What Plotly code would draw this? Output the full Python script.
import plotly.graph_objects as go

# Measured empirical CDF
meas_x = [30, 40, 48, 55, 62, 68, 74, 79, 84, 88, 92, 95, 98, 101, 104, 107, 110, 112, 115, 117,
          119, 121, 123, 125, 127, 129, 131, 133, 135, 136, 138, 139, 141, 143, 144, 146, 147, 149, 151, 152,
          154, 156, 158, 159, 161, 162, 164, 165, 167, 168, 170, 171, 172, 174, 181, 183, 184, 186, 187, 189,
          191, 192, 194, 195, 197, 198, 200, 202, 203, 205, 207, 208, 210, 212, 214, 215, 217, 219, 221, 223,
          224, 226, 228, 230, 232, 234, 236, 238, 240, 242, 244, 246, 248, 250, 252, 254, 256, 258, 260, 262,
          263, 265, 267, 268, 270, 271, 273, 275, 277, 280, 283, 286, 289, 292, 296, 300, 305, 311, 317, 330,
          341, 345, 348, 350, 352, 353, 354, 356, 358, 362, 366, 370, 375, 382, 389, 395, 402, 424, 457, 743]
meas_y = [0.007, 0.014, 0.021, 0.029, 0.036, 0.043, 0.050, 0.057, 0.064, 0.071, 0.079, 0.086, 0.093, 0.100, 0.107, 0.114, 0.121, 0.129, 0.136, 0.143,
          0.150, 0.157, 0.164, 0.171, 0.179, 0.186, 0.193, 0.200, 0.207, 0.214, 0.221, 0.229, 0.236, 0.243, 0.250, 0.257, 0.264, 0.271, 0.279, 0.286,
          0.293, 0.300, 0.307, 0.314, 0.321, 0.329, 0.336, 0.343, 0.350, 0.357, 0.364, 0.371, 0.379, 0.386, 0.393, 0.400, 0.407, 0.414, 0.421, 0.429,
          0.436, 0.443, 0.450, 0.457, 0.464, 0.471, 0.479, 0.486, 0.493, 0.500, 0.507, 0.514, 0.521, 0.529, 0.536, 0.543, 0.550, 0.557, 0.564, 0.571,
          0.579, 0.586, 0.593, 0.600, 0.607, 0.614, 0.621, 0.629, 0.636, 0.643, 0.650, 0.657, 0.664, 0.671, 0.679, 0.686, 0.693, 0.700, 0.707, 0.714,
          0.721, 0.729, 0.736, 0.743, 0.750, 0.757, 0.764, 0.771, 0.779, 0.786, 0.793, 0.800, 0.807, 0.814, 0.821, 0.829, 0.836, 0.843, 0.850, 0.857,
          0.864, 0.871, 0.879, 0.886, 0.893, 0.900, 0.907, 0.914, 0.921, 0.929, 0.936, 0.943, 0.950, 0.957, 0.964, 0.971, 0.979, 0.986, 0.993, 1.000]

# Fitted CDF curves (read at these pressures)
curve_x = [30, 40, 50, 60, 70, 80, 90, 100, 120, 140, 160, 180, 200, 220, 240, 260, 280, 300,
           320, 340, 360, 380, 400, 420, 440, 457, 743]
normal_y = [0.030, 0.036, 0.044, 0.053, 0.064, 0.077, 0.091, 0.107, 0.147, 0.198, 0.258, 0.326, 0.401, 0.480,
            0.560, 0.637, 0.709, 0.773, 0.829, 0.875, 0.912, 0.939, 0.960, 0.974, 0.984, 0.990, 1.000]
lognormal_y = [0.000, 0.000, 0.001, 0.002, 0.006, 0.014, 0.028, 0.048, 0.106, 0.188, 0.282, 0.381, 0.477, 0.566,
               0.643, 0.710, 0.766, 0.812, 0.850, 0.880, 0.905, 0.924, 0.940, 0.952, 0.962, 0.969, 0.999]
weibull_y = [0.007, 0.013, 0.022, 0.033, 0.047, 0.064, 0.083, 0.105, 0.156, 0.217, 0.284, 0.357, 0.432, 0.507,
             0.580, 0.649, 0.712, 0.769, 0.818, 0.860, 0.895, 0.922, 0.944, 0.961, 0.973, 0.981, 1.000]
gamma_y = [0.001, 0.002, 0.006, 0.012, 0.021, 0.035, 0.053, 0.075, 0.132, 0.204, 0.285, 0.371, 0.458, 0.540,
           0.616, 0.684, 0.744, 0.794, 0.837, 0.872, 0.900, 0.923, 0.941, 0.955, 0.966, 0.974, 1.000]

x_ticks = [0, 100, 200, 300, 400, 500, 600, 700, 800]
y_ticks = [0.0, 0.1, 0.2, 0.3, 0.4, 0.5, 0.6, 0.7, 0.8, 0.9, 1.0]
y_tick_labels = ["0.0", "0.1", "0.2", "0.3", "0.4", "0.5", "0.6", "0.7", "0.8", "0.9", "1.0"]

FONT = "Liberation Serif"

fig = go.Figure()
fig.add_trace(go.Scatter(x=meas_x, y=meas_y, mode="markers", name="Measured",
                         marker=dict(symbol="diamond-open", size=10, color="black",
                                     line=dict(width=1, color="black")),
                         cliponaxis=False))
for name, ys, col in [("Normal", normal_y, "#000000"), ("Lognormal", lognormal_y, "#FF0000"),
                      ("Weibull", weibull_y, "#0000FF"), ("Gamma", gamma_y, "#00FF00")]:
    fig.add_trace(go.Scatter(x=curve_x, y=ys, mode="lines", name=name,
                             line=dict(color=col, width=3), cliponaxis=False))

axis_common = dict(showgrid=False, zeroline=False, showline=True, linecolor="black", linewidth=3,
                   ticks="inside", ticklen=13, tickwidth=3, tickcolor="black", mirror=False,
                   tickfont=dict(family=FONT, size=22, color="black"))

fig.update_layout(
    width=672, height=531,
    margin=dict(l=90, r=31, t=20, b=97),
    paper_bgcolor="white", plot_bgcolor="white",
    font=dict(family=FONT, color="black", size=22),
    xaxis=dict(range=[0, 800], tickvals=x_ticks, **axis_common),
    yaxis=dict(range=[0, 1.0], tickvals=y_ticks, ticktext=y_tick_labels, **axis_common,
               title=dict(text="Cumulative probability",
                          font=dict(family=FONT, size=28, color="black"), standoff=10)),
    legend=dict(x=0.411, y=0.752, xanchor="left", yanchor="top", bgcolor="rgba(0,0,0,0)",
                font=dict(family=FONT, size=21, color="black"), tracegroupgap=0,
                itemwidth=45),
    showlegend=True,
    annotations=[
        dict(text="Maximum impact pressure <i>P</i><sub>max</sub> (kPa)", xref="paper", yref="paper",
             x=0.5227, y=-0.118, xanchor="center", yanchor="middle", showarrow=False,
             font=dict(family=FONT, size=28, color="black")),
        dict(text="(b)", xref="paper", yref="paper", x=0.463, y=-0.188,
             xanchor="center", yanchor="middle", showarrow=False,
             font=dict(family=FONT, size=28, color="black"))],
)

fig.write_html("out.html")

◆ ◆ ◆

* _DO THIS_:
Write the data back out verbatim.

* _WORKED ANSWER_:
What Plotly code would draw this? Output the full Python script.
import plotly.graph_objects as go

# Measured empirical CDF
meas_x = [30, 40, 48, 55, 62, 68, 74, 79, 84, 88, 92, 95, 98, 101, 104, 107, 110, 112, 115, 117,
          119, 121, 123, 125, 127, 129, 131, 133, 135, 136, 138, 139, 141, 143, 144, 146, 147, 149, 151, 152,
          154, 156, 158, 159, 161, 162, 164, 165, 167, 168, 170, 171, 172, 174, 181, 183, 184, 186, 187, 189,
          191, 192, 194, 195, 197, 198, 200, 202, 203, 205, 207, 208, 210, 212, 214, 215, 217, 219, 221, 223,
          224, 226, 228, 230, 232, 234, 236, 238, 240, 242, 244, 246, 248, 250, 252, 254, 256, 258, 260, 262,
          263, 265, 267, 268, 270, 271, 273, 275, 277, 280, 283, 286, 289, 292, 296, 300, 305, 311, 317, 330,
          341, 345, 348, 350, 352, 353, 354, 356, 358, 362, 366, 370, 375, 382, 389, 395, 402, 424, 457, 743]
meas_y = [0.007, 0.014, 0.021, 0.029, 0.036, 0.043, 0.050, 0.057, 0.064, 0.071, 0.079, 0.086, 0.093, 0.100, 0.107, 0.114, 0.121, 0.129, 0.136, 0.143,
          0.150, 0.157, 0.164, 0.171, 0.179, 0.186, 0.193, 0.200, 0.207, 0.214, 0.221, 0.229, 0.236, 0.243, 0.250, 0.257, 0.264, 0.271, 0.279, 0.286,
          0.293, 0.300, 0.307, 0.314, 0.321, 0.329, 0.336, 0.343, 0.350, 0.357, 0.364, 0.371, 0.379, 0.386, 0.393, 0.400, 0.407, 0.414, 0.421, 0.429,
          0.436, 0.443, 0.450, 0.457, 0.464, 0.471, 0.479, 0.486, 0.493, 0.500, 0.507, 0.514, 0.521, 0.529, 0.536, 0.543, 0.550, 0.557, 0.564, 0.571,
          0.579, 0.586, 0.593, 0.600, 0.607, 0.614, 0.621, 0.629, 0.636, 0.643, 0.650, 0.657, 0.664, 0.671, 0.679, 0.686, 0.693, 0.700, 0.707, 0.714,
          0.721, 0.729, 0.736, 0.743, 0.750, 0.757, 0.764, 0.771, 0.779, 0.786, 0.793, 0.800, 0.807, 0.814, 0.821, 0.829, 0.836, 0.843, 0.850, 0.857,
          0.864, 0.871, 0.879, 0.886, 0.893, 0.900, 0.907, 0.914, 0.921, 0.929, 0.936, 0.943, 0.950, 0.957, 0.964, 0.971, 0.979, 0.986, 0.993, 1.000]

# Fitted CDF curves (read at these pressures)
curve_x = [30, 40, 50, 60, 70, 80, 90, 100, 120, 140, 160, 180, 200, 220, 240, 260, 280, 300,
           320, 340, 360, 380, 400, 420, 440, 457, 743]
normal_y = [0.030, 0.036, 0.044, 0.053, 0.064, 0.077, 0.091, 0.107, 0.147, 0.198, 0.258, 0.326, 0.401, 0.480,
            0.560, 0.637, 0.709, 0.773, 0.829, 0.875, 0.912, 0.939, 0.960, 0.974, 0.984, 0.990, 1.000]
lognormal_y = [0.000, 0.000, 0.001, 0.002, 0.006, 0.014, 0.028, 0.048, 0.106, 0.188, 0.282, 0.381, 0.477, 0.566,
               0.643, 0.710, 0.766, 0.812, 0.850, 0.880, 0.905, 0.924, 0.940, 0.952, 0.962, 0.969, 0.999]
weibull_y = [0.007, 0.013, 0.022, 0.033, 0.047, 0.064, 0.083, 0.105, 0.156, 0.217, 0.284, 0.357, 0.432, 0.507,
             0.580, 0.649, 0.712, 0.769, 0.818, 0.860, 0.895, 0.922, 0.944, 0.961, 0.973, 0.981, 1.000]
gamma_y = [0.001, 0.002, 0.006, 0.012, 0.021, 0.035, 0.053, 0.075, 0.132, 0.204, 0.285, 0.371, 0.458, 0.540,
           0.616, 0.684, 0.744, 0.794, 0.837, 0.872, 0.900, 0.923, 0.941, 0.955, 0.966, 0.974, 1.000]

x_ticks = [0, 100, 200, 300, 400, 500, 600, 700, 800]
y_ticks = [0.0, 0.1, 0.2, 0.3, 0.4, 0.5, 0.6, 0.7, 0.8, 0.9, 1.0]
y_tick_labels = ["0.0", "0.1", "0.2", "0.3", "0.4", "0.5", "0.6", "0.7", "0.8", "0.9", "1.0"]

FONT = "Liberation Serif"

fig = go.Figure()
fig.add_trace(go.Scatter(x=meas_x, y=meas_y, mode="markers", name="Measured",
                         marker=dict(symbol="diamond-open", size=10, color="black",
                                     line=dict(width=1, color="black")),
                         cliponaxis=False))
for name, ys, col in [("Normal", normal_y, "#000000"), ("Lognormal", lognormal_y, "#FF0000"),
                      ("Weibull", weibull_y, "#0000FF"), ("Gamma", gamma_y, "#00FF00")]:
    fig.add_trace(go.Scatter(x=curve_x, y=ys, mode="lines", name=name,
                             line=dict(color=col, width=3), cliponaxis=False))

axis_common = dict(showgrid=False, zeroline=False, showline=True, linecolor="black", linewidth=3,
                   ticks="inside", ticklen=13, tickwidth=3, tickcolor="black", mirror=False,
                   tickfont=dict(family=FONT, size=22, color="black"))

fig.update_layout(
    width=672, height=531,
    margin=dict(l=90, r=31, t=20, b=97),
    paper_bgcolor="white", plot_bgcolor="white",
    font=dict(family=FONT, color="black", size=22),
    xaxis=dict(range=[0, 800], tickvals=x_ticks, **axis_common),
    yaxis=dict(range=[0, 1.0], tickvals=y_ticks, ticktext=y_tick_labels, **axis_common,
               title=dict(text="Cumulative probability",
                          font=dict(family=FONT, size=28, color="black"), standoff=10)),
    legend=dict(x=0.411, y=0.752, xanchor="left", yanchor="top", bgcolor="rgba(0,0,0,0)",
                font=dict(family=FONT, size=21, color="black"), tracegroupgap=0,
                itemwidth=45),
    showlegend=True,
    annotations=[
        dict(text="Maximum impact pressure <i>P</i><sub>max</sub> (kPa)", xref="paper", yref="paper",
             x=0.5227, y=-0.118, xanchor="center", yanchor="middle", showarrow=False,
             font=dict(family=FONT, size=28, color="black")),
        dict(text="(b)", xref="paper", yref="paper", x=0.463, y=-0.188,
             xanchor="center", yanchor="middle", showarrow=False,
             font=dict(family=FONT, size=28, color="black"))],
)

fig.write_html("out.html")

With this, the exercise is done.